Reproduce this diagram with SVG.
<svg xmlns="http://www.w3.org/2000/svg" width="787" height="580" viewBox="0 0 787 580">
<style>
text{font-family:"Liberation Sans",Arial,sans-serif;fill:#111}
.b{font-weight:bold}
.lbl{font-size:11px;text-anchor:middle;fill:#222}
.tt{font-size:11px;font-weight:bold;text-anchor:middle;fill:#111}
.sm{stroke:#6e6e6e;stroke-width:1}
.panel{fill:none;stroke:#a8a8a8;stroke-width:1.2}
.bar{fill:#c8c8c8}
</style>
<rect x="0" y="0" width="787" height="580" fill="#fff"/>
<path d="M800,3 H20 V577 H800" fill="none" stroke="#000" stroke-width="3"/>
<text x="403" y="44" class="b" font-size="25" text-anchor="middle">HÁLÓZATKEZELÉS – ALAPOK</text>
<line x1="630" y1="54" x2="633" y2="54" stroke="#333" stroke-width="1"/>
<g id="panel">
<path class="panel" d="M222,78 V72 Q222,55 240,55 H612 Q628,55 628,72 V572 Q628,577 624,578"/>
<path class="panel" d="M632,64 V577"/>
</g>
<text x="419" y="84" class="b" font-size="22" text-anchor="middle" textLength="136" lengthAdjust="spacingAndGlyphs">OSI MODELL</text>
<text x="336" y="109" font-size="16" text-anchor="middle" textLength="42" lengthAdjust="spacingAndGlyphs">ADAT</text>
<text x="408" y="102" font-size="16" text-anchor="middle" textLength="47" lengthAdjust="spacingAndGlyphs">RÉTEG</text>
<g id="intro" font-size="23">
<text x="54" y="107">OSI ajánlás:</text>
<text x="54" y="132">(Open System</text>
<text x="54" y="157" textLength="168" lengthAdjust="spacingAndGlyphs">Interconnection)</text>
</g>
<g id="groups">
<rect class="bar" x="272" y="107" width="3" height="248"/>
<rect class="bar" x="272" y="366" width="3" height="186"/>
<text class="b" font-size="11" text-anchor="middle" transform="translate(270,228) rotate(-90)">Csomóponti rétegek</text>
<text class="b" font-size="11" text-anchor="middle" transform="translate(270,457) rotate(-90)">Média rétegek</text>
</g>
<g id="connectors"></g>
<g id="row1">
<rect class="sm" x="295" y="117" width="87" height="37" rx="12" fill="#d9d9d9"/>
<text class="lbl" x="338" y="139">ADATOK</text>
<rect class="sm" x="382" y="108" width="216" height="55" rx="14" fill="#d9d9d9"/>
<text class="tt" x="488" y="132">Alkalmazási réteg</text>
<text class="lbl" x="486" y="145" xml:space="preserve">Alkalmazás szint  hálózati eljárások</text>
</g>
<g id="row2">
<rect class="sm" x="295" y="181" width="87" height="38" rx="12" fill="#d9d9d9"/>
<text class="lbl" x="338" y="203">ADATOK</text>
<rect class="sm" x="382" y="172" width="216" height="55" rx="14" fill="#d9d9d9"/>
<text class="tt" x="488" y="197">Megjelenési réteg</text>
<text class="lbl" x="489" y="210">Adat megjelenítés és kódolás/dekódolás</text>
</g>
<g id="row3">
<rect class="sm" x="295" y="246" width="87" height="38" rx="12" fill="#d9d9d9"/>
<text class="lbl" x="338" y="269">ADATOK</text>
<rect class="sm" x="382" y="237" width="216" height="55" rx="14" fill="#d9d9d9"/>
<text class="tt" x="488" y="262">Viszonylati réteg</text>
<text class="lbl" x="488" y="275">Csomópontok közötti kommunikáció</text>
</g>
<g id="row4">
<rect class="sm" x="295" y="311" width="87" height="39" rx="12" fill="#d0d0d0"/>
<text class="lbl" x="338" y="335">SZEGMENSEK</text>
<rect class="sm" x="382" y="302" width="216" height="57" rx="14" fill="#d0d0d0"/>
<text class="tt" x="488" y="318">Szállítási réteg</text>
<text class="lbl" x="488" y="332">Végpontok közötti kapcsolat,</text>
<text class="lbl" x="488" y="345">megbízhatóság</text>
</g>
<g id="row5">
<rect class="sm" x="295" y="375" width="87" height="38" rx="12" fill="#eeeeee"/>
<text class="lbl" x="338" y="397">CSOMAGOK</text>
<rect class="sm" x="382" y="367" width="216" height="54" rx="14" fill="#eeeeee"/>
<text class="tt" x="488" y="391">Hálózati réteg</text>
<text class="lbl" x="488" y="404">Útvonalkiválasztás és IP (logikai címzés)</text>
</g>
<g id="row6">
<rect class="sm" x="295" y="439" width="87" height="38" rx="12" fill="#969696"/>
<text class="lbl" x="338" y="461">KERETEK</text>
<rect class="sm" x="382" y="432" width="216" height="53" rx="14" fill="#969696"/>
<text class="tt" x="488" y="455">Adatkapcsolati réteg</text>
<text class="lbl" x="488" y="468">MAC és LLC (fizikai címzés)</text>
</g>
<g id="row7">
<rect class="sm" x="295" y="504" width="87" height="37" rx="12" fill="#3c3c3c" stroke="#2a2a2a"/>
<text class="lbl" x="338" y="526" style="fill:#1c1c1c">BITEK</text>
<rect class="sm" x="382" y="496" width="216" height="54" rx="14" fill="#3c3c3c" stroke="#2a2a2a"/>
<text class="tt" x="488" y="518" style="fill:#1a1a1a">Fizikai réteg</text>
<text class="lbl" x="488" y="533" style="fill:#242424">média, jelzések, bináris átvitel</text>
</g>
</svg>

■ **Instructions for the task**
Output the data above exactly, please, line for line.

■ **Response below**
Reproduce this diagram with SVG.
<svg xmlns="http://www.w3.org/2000/svg" width="787" height="580" viewBox="0 0 787 580">
<style>
text{font-family:"Liberation Sans",Arial,sans-serif;fill:#111}
.b{font-weight:bold}
.lbl{font-size:11px;text-anchor:middle;fill:#222}
.tt{font-size:11px;font-weight:bold;text-anchor:middle;fill:#111}
.sm{stroke:#6e6e6e;stroke-width:1}
.panel{fill:none;stroke:#a8a8a8;stroke-width:1.2}
.bar{fill:#c8c8c8}
</style>
<rect x="0" y="0" width="787" height="580" fill="#fff"/>
<path d="M800,3 H20 V577 H800" fill="none" stroke="#000" stroke-width="3"/>
<text x="403" y="44" class="b" font-size="25" text-anchor="middle">HÁLÓZATKEZELÉS – ALAPOK</text>
<line x1="630" y1="54" x2="633" y2="54" stroke="#333" stroke-width="1"/>
<g id="panel">
<path class="panel" d="M222,78 V72 Q222,55 240,55 H612 Q628,55 628,72 V572 Q628,577 624,578"/>
<path class="panel" d="M632,64 V577"/>
</g>
<text x="419" y="84" class="b" font-size="22" text-anchor="middle" textLength="136" lengthAdjust="spacingAndGlyphs">OSI MODELL</text>
<text x="336" y="109" font-size="16" text-anchor="middle" textLength="42" lengthAdjust="spacingAndGlyphs">ADAT</text>
<text x="408" y="102" font-size="16" text-anchor="middle" textLength="47" lengthAdjust="spacingAndGlyphs">RÉTEG</text>
<g id="intro" font-size="23">
<text x="54" y="107">OSI ajánlás:</text>
<text x="54" y="132">(Open System</text>
<text x="54" y="157" textLength="168" lengthAdjust="spacingAndGlyphs">Interconnection)</text>
</g>
<g id="groups">
<rect class="bar" x="272" y="107" width="3" height="248"/>
<rect class="bar" x="272" y="366" width="3" height="186"/>
<text class="b" font-size="11" text-anchor="middle" transform="translate(270,228) rotate(-90)">Csomóponti rétegek</text>
<text class="b" font-size="11" text-anchor="middle" transform="translate(270,457) rotate(-90)">Média rétegek</text>
</g>
<g id="connectors"></g>
<g id="row1">
<rect class="sm" x="295" y="117" width="87" height="37" rx="12" fill="#d9d9d9"/>
<text class="lbl" x="338" y="139">ADATOK</text>
<rect class="sm" x="382" y="108" width="216" height="55" rx="14" fill="#d9d9d9"/>
<text class="tt" x="488" y="132">Alkalmazási réteg</text>
<text class="lbl" x="486" y="145" xml:space="preserve">Alkalmazás szint  hálózati eljárások</text>
</g>
<g id="row2">
<rect class="sm" x="295" y="181" width="87" height="38" rx="12" fill="#d9d9d9"/>
<text class="lbl" x="338" y="203">ADATOK</text>
<rect class="sm" x="382" y="172" width="216" height="55" rx="14" fill="#d9d9d9"/>
<text class="tt" x="488" y="197">Megjelenési réteg</text>
<text class="lbl" x="489" y="210">Adat megjelenítés és kódolás/dekódolás</text>
</g>
<g id="row3">
<rect class="sm" x="295" y="246" width="87" height="38" rx="12" fill="#d9d9d9"/>
<text class="lbl" x="338" y="269">ADATOK</text>
<rect class="sm" x="382" y="237" width="216" height="55" rx="14" fill="#d9d9d9"/>
<text class="tt" x="488" y="262">Viszonylati réteg</text>
<text class="lbl" x="488" y="275">Csomópontok közötti kommunikáció</text>
</g>
<g id="row4">
<rect class="sm" x="295" y="311" width="87" height="39" rx="12" fill="#d0d0d0"/>
<text class="lbl" x="338" y="335">SZEGMENSEK</text>
<rect class="sm" x="382" y="302" width="216" height="57" rx="14" fill="#d0d0d0"/>
<text class="tt" x="488" y="318">Szállítási réteg</text>
<text class="lbl" x="488" y="332">Végpontok közötti kapcsolat,</text>
<text class="lbl" x="488" y="345">megbízhatóság</text>
</g>
<g id="row5">
<rect class="sm" x="295" y="375" width="87" height="38" rx="12" fill="#eeeeee"/>
<text class="lbl" x="338" y="397">CSOMAGOK</text>
<rect class="sm" x="382" y="367" width="216" height="54" rx="14" fill="#eeeeee"/>
<text class="tt" x="488" y="391">Hálózati réteg</text>
<text class="lbl" x="488" y="404">Útvonalkiválasztás és IP (logikai címzés)</text>
</g>
<g id="row6">
<rect class="sm" x="295" y="439" width="87" height="38" rx="12" fill="#969696"/>
<text class="lbl" x="338" y="461">KERETEK</text>
<rect class="sm" x="382" y="432" width="216" height="53" rx="14" fill="#969696"/>
<text class="tt" x="488" y="455">Adatkapcsolati réteg</text>
<text class="lbl" x="488" y="468">MAC és LLC (fizikai címzés)</text>
</g>
<g id="row7">
<rect class="sm" x="295" y="504" width="87" height="37" rx="12" fill="#3c3c3c" stroke="#2a2a2a"/>
<text class="lbl" x="338" y="526" style="fill:#1c1c1c">BITEK</text>
<rect class="sm" x="382" y="496" width="216" height="54" rx="14" fill="#3c3c3c" stroke="#2a2a2a"/>
<text class="tt" x="488" y="518" style="fill:#1a1a1a">Fizikai réteg</text>
<text class="lbl" x="488" y="533" style="fill:#242424">média, jelzések, bináris átvitel</text>
</g>
</svg>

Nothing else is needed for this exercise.